KAMPALA, Jun 12 2014 (IPS) - The late Malian writer and ethnologist Amadou Hampâté Bâ said, “In Africa, when an old person dies, it is a library that burns”, so huge is the loss of oral stories and information. It’s a saying that rings true with the Acholi ethnic group, that was left devastated by the war in northern Uganda. “Our culture believes, when someone dies, there is a grave and it documents the loss. Now we need to look beyond the graves,” Acholi chief Rwoth Achoro says.

So for the past nine months the Refugee Law Project (RLP) from the faculty of law at Uganda’s Makerere University have been traversing parts of Uganda affected by conflict, collecting objects and archives from people who have lived through war and continue to be haunted by it. According to RLP, there have been 44 different armed groups registered in Uganda since independence in 1962.


 

The project, called “Travelling Testimonies“ has toured Kitgum, Kasese, Arua, West Nile and Luwero, and recorded and amassed more than 30 hours of testimony from veterans, ex-combatants and other war-affected men, women and children.

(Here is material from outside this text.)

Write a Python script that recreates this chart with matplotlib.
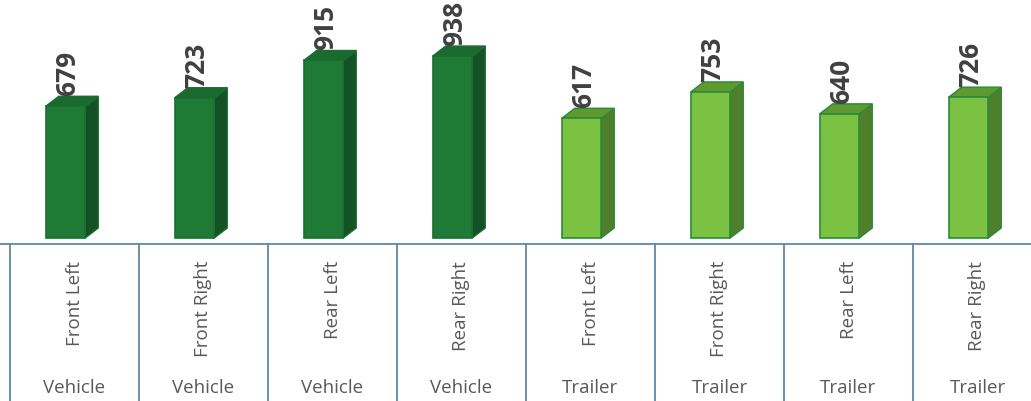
import matplotlib.pyplot as plt
from matplotlib.patches import Polygon

# data
positions = ["Front Left", "Front Right", "Rear Left", "Rear Right",
             "Front Left", "Front Right", "Rear Left", "Rear Right"]
groups = ["Vehicle", "Vehicle", "Vehicle", "Vehicle",
          "Trailer", "Trailer", "Trailer", "Trailer"]
weights = [679, 723, 915, 938, 617, 753, 640, 726]

# colours per group: front, side, top, edge
palette = {
    "Vehicle": ("#1f7a36", "#145226", "#1a6a2e", "#1b6e31"),
    "Trailer": ("#7cc242", "#4f7f2a", "#5e9a30", "#2b8a3a"),
}

W, H, DPI = 1031, 402, 100
slot_px = 129.0
left_px = 10.0
base_px = 163.0          # bar base, px from bottom
px_per_unit = 0.194

fig = plt.figure(figsize=(W / DPI, H / DPI), dpi=DPI)
ax = fig.add_axes([0, 0, 1, 1])
x0 = -0.5 - left_px / slot_px
ax.set_xlim(x0, x0 + W / slot_px)
u = 1 / px_per_unit
ax.set_ylim(-base_px * u, (H - base_px) * u)
ax.axis("off")

xs = list(range(len(weights)))
bar_w = 39.5 / slot_px
shift = -9.0 / slot_px
dx = 13.0 / slot_px
dy = 10.0 * u

bars = ax.bar([x + shift for x in xs], weights, width=bar_w,
              color=[palette[g][0] for g in groups],
              edgecolor=[palette[g][3] for g in groups], linewidth=1.2, zorder=3)

for rect, g, v in zip(bars, groups, weights):
    front, side, top, edge = palette[g]
    bx, bw, bh = rect.get_x(), rect.get_width(), rect.get_height()
    side_poly = Polygon([(bx + bw, 0), (bx + bw + dx, dy), (bx + bw + dx, bh + dy), (bx + bw, bh)],
                        closed=True, facecolor=side, edgecolor=edge, lw=1.0, zorder=2)
    top_poly = Polygon([(bx, bh), (bx + dx, bh + dy), (bx + bw + dx, bh + dy), (bx + bw, bh)],
                       closed=True, facecolor=top, edgecolor=edge, lw=1.0, zorder=2)
    ax.add_patch(side_poly)
    ax.add_patch(top_poly)
    ax.text(bx + bw / 2 + 2 / slot_px, bh + dy + 1 * u, str(v), rotation=90,
            ha="center", va="bottom", fontsize=19, fontweight="bold",
            family=["Open Sans", "DejaVu Sans"], color="#404040", zorder=4)

# category axis
axis_y = -6 * u
line_c = "#5f88a8"
ax.axhline(axis_y, color=line_c, lw=1.3, zorder=1)
for i in range(len(weights) + 1):
    ax.plot([i - 0.5, i - 0.5], [axis_y, -base_px * u], color=line_c, lw=1.3,
            clip_on=False, zorder=1)

for x, p, g in zip(xs, positions, groups):
    ax.text(x, -(base_px - 141) * u, p, rotation=90, ha="center", va="top",
            fontsize=13.5, family="Open Sans", color="#595959")
    ax.text(x, -(base_px - 14) * u, g, ha="center", va="center",
            fontsize=13.5, family="Open Sans", color="#595959")

fig.savefig("out.png", dpi=DPI)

There are items like a blanket, given generously to the project by a grieving mother who had been keeping it as a memento for her abducted son.

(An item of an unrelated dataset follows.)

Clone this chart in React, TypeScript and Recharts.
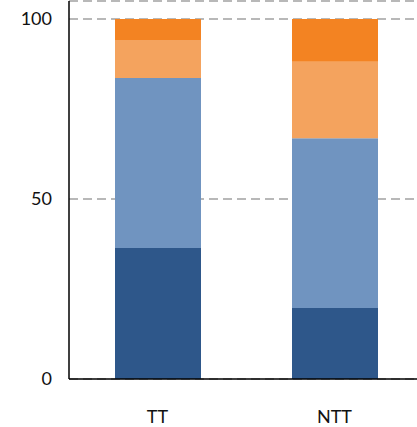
import { BarChart, Bar, XAxis, YAxis, CartesianGrid } from 'recharts'

const groups = ['TT', 'NTT']
const darkBlue = [36.4, 19.7]
const lightBlue = [47.2, 47.2]
const lightOrange = [10.6, 21.2]
const orange = [5.8, 11.9]
const yTicks = [0, 50, 100]

const data = groups.map((g, i) => ({
  group: g,
  a: darkBlue[i],
  b: lightBlue[i],
  c: lightOrange[i],
  d: orange[i],
}))

const tickStyle = { fill: '#111', fontSize: 18, fontFamily: 'Lato' }

export default function App() {
  return (
    <div style={{ position: 'absolute', left: 0, top: 0, background: '#fff', overflow: 'hidden', width: 417, height: 427 }}>
      <BarChart
        width={423}
        height={427}
        data={data}
        margin={{ top: 1, right: 0, bottom: 0, left: 0 }}
        barSize={86}
      >
        <CartesianGrid
          vertical={false}
          stroke="#b8b8b8"
          strokeWidth={2}
          strokeDasharray="9 5"
        />
        <XAxis
          dataKey="group"
          axisLine={{ stroke: '#000', strokeWidth: 1.5 }}
          tickLine={false}
          tickSize={0}
          tickMargin={31}
          height={48}
          tick={tickStyle}
        />
        <YAxis
          domain={[0, 105]}
          ticks={yTicks}
          width={69}
          axisLine={{ stroke: '#000', strokeWidth: 1.5 }}
          tickLine={false}
          tickSize={0}
          tickMargin={17}
          tick={tickStyle}
        />
        <Bar dataKey="a" stackId="s" fill="#2e578a" isAnimationActive={false} />
        <Bar dataKey="b" stackId="s" fill="#7094c0" isAnimationActive={false} />
        <Bar dataKey="c" stackId="s" fill="#f4a35e" isAnimationActive={false} />
        <Bar dataKey="d" stackId="s" fill="#f38322" isAnimationActive={false} />
      </BarChart>
    </div>
  )
}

“She donated it as a symbol of being able to share his memory and the idea of missing person’s beyond her own space,” Kara Blackmore, exhibition curator, anthropologist and heritage consultant, tells IPS.

There’s a United Nations World Food Programme bag from a disbanded internally displaced persons (IDP) camp, a split rocket propeller grenade and a bowl used in a reconciliation ceremony.

The tangible objects, which may seem to be simple, everyday items to look are powerful because they hold greater meaning and are people’s own voices.

“There’s everyone from an arms trader to landmine survivors to widows,” says Blackmore, who spoke recently at the exhibition in Luwero.

In a 2007 survey conducted among the country’s war-affected communities, a staggering 95 percent of respondents said they wanted memorials established.

The RLP is constructing the National Memory and Peace Documentation Centre (NMPDC) in Kitgum and say they’ll embark on “aggressive fundraising” next year to complete this. The museum is currently only “a slab”, says Blackmore, but the organisation is trying to find funding to finish it and have a full-scale multimedia exhibition on “Travelling Testimonies” there.

“Travelling Testimonies” is the first exhibition to display anything related to Ugandan conflicts besides the Lord’s Resistance Army (LRA) one, let alone go travelling.

“The research is so community-led that you just arrive and say ‘this is what we’re looking for’ and then people take you in this direction,” explains Blackmore.

“It’s like a jigsaw.”

Most people have been willing to talk openly about living through war, but some were emotional.

“There’s some people who become quite saddened by it but everyone in that instance seems to be promoting the idea of memory process,” said Blackmore.

“So even though they feel the sadness from it and feel the sense of lack of humanity, the flip side is ‘yes, but our young people should feel this stuff and should be exposed to it.’”

The last stop for “Travelling Testimonies” will be Makerere University Art Gallery in Kampala, where the collection will be on show from Jun. 19 to Jul. 26, before the material returns to the NMPDC.

But it’s not only there where the stories will stay. RLP have created a digital archive, which will go back to war-affected communities. “Each person will get a copy of a testimonial portrait and a scan,” explains Blackmore.

“We have partner organisations in each area that become keepers of the material should anyone want to access it.” She says this fosters a “sense of ownership” of the community’s history “rather than taking it, writing about it in a foreign language and then publishing it in a place where they can’t access it.”